Take the material below and extract the lines from the one with "Clone this chart in matplotlib." through the one with "fig.savefig('out.png', dpi=100)", word for word, without pictures.

--- Provided records ---
- - -

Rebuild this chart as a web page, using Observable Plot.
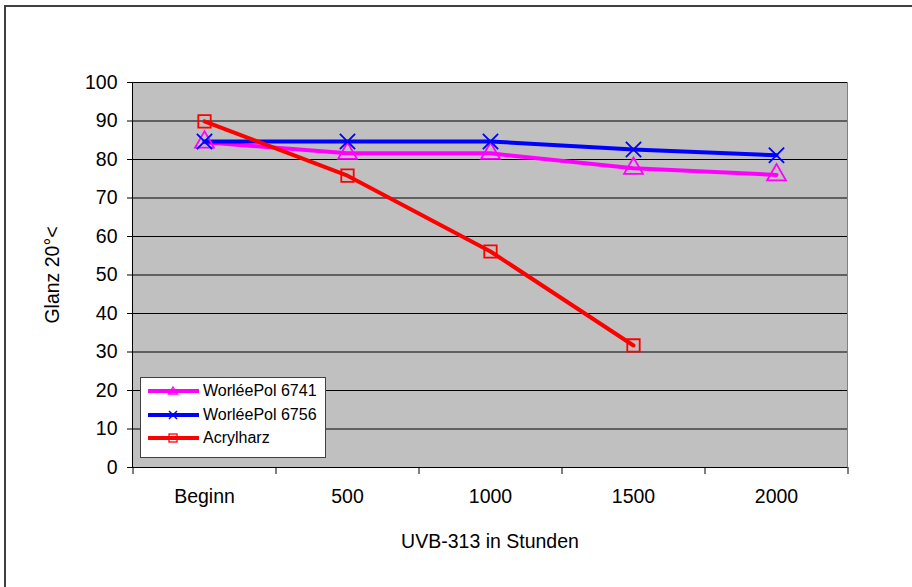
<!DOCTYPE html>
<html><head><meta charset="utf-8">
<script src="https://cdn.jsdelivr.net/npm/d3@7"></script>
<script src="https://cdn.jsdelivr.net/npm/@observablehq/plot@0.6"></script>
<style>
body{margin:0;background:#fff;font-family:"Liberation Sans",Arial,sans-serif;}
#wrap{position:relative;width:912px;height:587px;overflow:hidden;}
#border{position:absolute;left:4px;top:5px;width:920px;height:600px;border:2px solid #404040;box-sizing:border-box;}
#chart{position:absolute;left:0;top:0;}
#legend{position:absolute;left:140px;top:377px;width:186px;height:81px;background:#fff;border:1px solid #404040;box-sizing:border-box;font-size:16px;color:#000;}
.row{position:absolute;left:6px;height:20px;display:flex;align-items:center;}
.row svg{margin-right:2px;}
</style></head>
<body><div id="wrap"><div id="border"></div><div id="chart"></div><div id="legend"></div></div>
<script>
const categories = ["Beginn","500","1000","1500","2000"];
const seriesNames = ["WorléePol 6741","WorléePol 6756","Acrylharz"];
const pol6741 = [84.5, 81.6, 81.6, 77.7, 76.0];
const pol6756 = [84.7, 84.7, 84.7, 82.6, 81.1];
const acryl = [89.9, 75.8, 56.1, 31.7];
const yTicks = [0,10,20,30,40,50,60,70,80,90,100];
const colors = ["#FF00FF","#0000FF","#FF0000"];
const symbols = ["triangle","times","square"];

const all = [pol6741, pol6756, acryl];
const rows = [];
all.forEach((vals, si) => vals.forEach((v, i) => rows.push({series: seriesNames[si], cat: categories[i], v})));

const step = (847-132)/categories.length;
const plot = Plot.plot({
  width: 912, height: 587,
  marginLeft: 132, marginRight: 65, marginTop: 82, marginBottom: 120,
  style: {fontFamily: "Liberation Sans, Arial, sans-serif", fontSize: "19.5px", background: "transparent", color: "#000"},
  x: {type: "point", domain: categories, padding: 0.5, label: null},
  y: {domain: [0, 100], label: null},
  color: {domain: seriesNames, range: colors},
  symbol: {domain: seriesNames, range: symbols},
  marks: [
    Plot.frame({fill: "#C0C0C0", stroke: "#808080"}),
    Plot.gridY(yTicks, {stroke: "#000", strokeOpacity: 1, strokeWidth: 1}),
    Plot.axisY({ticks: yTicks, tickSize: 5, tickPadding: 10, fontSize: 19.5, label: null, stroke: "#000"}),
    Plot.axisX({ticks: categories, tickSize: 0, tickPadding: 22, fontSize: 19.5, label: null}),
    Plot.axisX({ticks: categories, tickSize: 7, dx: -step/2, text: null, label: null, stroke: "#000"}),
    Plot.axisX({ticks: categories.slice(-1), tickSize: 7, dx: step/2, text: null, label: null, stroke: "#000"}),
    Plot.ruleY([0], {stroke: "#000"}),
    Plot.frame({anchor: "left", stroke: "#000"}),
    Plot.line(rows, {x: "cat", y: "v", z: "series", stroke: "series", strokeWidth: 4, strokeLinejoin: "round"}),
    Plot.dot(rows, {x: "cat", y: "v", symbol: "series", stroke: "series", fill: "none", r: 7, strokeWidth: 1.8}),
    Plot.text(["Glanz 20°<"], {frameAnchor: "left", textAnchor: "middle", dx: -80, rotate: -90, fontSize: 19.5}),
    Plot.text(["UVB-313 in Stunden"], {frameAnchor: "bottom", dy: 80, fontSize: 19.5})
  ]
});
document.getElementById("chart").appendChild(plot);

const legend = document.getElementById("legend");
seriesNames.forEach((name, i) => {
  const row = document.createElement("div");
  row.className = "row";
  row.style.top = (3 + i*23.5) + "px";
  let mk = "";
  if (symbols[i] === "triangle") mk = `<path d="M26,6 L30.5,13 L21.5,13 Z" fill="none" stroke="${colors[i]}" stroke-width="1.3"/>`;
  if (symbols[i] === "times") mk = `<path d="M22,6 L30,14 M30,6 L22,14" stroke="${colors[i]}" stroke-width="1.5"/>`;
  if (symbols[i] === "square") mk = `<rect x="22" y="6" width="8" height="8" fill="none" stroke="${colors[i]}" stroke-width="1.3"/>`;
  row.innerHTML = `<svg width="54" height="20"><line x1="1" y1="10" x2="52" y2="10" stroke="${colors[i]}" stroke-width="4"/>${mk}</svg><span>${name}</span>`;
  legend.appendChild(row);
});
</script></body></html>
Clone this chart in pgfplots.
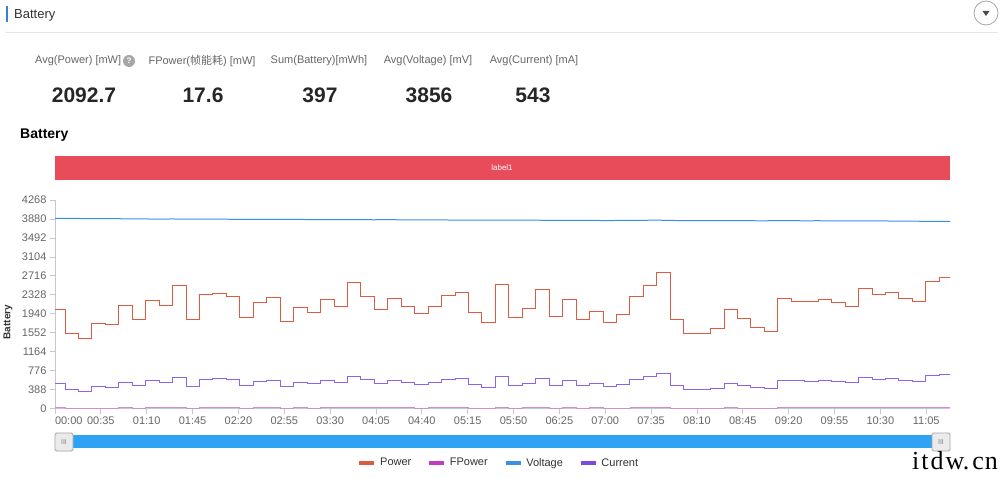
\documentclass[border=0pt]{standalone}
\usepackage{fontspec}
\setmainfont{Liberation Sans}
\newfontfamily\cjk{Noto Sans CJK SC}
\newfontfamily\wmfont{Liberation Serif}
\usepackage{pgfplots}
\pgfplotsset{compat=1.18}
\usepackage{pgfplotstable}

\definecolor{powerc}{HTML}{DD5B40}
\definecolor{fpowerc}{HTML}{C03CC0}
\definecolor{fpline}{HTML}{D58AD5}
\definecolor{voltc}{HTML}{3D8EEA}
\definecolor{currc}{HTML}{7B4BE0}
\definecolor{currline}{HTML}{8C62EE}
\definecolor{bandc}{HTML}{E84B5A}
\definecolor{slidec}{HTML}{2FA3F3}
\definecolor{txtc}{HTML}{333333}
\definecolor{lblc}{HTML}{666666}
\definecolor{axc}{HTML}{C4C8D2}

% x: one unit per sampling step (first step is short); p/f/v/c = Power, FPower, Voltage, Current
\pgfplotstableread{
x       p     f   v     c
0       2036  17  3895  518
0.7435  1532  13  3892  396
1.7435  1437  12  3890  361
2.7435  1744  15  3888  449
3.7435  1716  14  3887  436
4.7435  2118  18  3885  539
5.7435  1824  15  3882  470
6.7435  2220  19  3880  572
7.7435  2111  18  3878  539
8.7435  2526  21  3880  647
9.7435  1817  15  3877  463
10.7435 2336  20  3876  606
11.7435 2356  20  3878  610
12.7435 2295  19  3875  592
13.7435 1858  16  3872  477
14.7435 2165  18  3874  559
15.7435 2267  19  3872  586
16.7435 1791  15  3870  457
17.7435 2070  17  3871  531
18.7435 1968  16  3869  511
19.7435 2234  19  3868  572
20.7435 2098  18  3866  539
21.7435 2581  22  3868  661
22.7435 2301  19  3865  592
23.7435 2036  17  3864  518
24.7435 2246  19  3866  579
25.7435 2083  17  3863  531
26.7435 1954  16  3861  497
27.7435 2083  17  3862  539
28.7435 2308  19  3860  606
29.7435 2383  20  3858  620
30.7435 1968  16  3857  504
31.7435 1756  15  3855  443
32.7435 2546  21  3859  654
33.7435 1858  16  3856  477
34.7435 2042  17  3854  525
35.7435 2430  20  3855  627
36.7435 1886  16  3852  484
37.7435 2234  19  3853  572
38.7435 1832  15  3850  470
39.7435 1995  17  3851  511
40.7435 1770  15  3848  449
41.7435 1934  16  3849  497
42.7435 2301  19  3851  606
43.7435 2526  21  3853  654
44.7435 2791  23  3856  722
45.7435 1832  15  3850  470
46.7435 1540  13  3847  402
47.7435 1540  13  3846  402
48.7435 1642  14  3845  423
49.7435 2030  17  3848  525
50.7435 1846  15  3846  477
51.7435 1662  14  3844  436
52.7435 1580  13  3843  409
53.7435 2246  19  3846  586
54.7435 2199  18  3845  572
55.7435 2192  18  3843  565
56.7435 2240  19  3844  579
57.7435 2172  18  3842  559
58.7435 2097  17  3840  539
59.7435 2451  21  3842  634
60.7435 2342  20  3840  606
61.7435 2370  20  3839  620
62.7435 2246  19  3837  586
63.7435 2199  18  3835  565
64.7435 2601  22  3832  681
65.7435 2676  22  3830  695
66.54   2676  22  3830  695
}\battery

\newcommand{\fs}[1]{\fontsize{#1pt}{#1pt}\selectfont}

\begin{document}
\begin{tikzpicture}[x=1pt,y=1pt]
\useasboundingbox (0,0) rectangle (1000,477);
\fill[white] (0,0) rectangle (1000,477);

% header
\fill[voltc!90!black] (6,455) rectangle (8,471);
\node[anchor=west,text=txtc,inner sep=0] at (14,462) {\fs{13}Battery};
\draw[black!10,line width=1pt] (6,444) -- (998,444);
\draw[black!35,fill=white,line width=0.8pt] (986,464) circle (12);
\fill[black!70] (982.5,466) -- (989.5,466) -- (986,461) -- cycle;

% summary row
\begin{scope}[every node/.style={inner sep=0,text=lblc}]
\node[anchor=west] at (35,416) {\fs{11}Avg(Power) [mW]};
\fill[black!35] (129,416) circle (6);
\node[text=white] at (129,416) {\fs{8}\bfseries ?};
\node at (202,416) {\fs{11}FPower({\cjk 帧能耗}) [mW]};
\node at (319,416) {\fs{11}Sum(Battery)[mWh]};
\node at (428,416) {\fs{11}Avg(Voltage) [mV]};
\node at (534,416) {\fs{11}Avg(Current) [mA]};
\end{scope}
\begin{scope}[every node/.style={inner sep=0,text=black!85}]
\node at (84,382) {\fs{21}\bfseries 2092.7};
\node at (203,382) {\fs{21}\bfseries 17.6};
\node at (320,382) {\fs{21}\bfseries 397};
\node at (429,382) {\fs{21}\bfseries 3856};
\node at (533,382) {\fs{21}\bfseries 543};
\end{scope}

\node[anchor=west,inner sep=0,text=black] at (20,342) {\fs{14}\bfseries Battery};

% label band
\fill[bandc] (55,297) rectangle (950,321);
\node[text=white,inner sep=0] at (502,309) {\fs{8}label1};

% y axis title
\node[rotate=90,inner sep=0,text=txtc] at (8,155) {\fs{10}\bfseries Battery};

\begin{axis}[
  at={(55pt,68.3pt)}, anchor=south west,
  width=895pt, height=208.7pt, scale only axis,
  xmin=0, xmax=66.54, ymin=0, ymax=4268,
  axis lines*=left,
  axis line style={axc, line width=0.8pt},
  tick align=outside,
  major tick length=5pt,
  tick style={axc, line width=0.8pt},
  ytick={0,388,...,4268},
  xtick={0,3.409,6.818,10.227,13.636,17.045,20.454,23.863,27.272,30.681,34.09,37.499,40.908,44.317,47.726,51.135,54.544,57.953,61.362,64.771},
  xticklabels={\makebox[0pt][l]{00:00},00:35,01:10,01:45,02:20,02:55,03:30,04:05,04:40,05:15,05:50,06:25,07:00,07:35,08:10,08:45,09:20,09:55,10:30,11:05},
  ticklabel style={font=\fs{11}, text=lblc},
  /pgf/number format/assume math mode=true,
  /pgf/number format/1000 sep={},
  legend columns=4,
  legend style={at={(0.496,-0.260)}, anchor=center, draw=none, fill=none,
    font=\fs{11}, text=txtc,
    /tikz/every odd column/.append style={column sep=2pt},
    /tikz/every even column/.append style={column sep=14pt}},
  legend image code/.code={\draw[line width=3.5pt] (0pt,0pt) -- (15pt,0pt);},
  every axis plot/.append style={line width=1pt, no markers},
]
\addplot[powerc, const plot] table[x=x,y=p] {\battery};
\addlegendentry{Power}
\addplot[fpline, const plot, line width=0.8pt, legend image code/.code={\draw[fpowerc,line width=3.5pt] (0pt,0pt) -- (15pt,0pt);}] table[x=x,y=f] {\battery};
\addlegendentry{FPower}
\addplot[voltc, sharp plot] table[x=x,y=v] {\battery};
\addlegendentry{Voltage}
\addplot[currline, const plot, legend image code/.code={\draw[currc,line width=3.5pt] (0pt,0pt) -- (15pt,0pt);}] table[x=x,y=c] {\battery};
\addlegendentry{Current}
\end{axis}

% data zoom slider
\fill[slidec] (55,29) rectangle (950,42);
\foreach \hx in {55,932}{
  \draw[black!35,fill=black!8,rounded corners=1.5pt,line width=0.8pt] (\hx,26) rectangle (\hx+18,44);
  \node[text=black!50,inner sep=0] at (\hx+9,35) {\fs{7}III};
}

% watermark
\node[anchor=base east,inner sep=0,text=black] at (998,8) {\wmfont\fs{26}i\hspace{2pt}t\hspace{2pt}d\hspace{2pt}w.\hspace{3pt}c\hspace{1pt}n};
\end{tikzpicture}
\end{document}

- - -

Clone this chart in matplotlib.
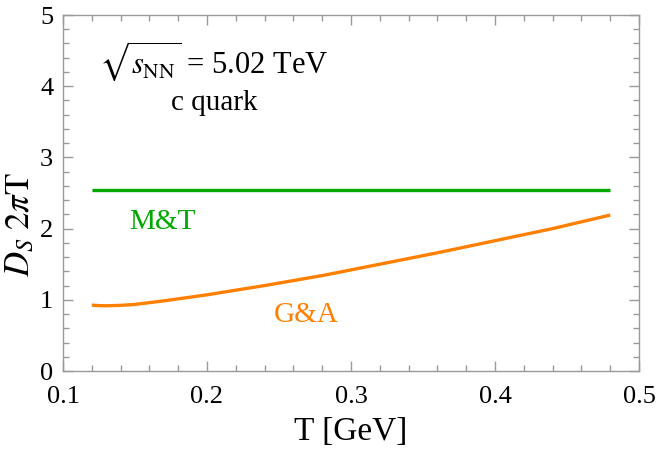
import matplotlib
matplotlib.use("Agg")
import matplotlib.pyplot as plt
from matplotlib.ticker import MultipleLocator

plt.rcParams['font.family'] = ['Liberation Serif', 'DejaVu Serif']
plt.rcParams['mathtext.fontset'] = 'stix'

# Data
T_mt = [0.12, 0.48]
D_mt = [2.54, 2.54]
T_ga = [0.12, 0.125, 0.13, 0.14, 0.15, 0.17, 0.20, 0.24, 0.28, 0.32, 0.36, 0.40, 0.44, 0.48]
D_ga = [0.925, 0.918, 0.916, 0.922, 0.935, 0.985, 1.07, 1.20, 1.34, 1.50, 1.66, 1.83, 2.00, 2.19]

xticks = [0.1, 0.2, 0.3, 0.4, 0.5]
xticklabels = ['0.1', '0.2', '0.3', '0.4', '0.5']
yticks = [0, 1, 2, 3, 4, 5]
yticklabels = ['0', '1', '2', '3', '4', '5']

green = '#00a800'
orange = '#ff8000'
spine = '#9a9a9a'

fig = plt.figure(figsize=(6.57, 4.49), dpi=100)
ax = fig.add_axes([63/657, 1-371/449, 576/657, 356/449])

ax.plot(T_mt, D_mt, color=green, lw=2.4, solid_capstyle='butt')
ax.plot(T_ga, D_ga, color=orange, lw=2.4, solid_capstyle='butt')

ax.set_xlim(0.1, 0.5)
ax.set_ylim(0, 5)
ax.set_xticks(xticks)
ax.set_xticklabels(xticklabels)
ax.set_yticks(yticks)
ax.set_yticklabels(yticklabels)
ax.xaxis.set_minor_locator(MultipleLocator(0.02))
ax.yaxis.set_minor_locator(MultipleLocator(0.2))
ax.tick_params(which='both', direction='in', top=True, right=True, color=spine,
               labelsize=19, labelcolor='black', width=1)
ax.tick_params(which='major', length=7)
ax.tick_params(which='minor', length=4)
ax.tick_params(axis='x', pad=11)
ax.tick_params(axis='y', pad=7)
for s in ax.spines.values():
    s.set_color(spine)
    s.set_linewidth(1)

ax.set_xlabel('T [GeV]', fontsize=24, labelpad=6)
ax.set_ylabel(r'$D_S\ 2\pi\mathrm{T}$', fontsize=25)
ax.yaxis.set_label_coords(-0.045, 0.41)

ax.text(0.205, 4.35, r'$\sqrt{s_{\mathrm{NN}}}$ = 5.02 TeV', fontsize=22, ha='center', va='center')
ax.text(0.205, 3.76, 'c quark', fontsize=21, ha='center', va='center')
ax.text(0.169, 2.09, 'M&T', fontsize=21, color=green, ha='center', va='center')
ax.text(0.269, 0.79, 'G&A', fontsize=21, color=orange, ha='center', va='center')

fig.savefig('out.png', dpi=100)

- - -

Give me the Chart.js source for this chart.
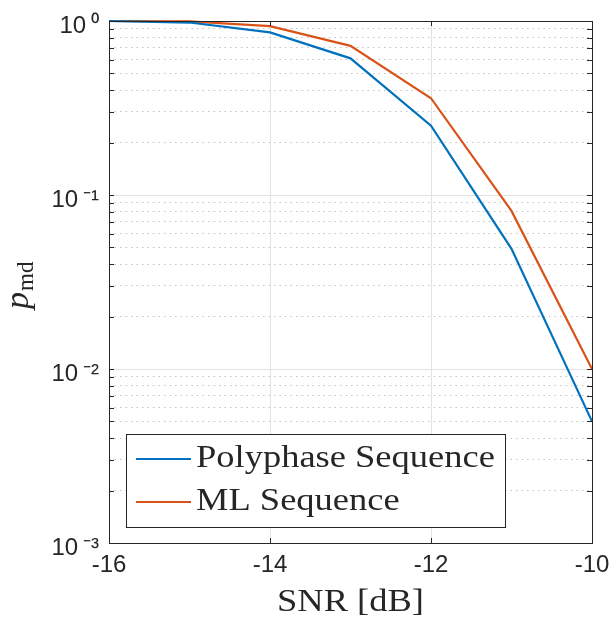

- - -

--- The output ---
Clone this chart in matplotlib.
import matplotlib
matplotlib.use("Agg")
import matplotlib.pyplot as plt
from matplotlib.ticker import MultipleLocator

plt.rcParams['font.family'] = ['Liberation Serif', 'DejaVu Serif']
plt.rcParams['mathtext.fontset'] = 'stix'

# Data
T_mt = [0.12, 0.48]
D_mt = [2.54, 2.54]
T_ga = [0.12, 0.125, 0.13, 0.14, 0.15, 0.17, 0.20, 0.24, 0.28, 0.32, 0.36, 0.40, 0.44, 0.48]
D_ga = [0.925, 0.918, 0.916, 0.922, 0.935, 0.985, 1.07, 1.20, 1.34, 1.50, 1.66, 1.83, 2.00, 2.19]

xticks = [0.1, 0.2, 0.3, 0.4, 0.5]
xticklabels = ['0.1', '0.2', '0.3', '0.4', '0.5']
yticks = [0, 1, 2, 3, 4, 5]
yticklabels = ['0', '1', '2', '3', '4', '5']

green = '#00a800'
orange = '#ff8000'
spine = '#9a9a9a'

fig = plt.figure(figsize=(6.57, 4.49), dpi=100)
ax = fig.add_axes([63/657, 1-371/449, 576/657, 356/449])

ax.plot(T_mt, D_mt, color=green, lw=2.4, solid_capstyle='butt')
ax.plot(T_ga, D_ga, color=orange, lw=2.4, solid_capstyle='butt')

ax.set_xlim(0.1, 0.5)
ax.set_ylim(0, 5)
ax.set_xticks(xticks)
ax.set_xticklabels(xticklabels)
ax.set_yticks(yticks)
ax.set_yticklabels(yticklabels)
ax.xaxis.set_minor_locator(MultipleLocator(0.02))
ax.yaxis.set_minor_locator(MultipleLocator(0.2))
ax.tick_params(which='both', direction='in', top=True, right=True, color=spine,
               labelsize=19, labelcolor='black', width=1)
ax.tick_params(which='major', length=7)
ax.tick_params(which='minor', length=4)
ax.tick_params(axis='x', pad=11)
ax.tick_params(axis='y', pad=7)
for s in ax.spines.values():
    s.set_color(spine)
    s.set_linewidth(1)

ax.set_xlabel('T [GeV]', fontsize=24, labelpad=6)
ax.set_ylabel(r'$D_S\ 2\pi\mathrm{T}$', fontsize=25)
ax.yaxis.set_label_coords(-0.045, 0.41)

ax.text(0.205, 4.35, r'$\sqrt{s_{\mathrm{NN}}}$ = 5.02 TeV', fontsize=22, ha='center', va='center')
ax.text(0.205, 3.76, 'c quark', fontsize=21, ha='center', va='center')
ax.text(0.169, 2.09, 'M&T', fontsize=21, color=green, ha='center', va='center')
ax.text(0.269, 0.79, 'G&A', fontsize=21, color=orange, ha='center', va='center')

fig.savefig('out.png', dpi=100)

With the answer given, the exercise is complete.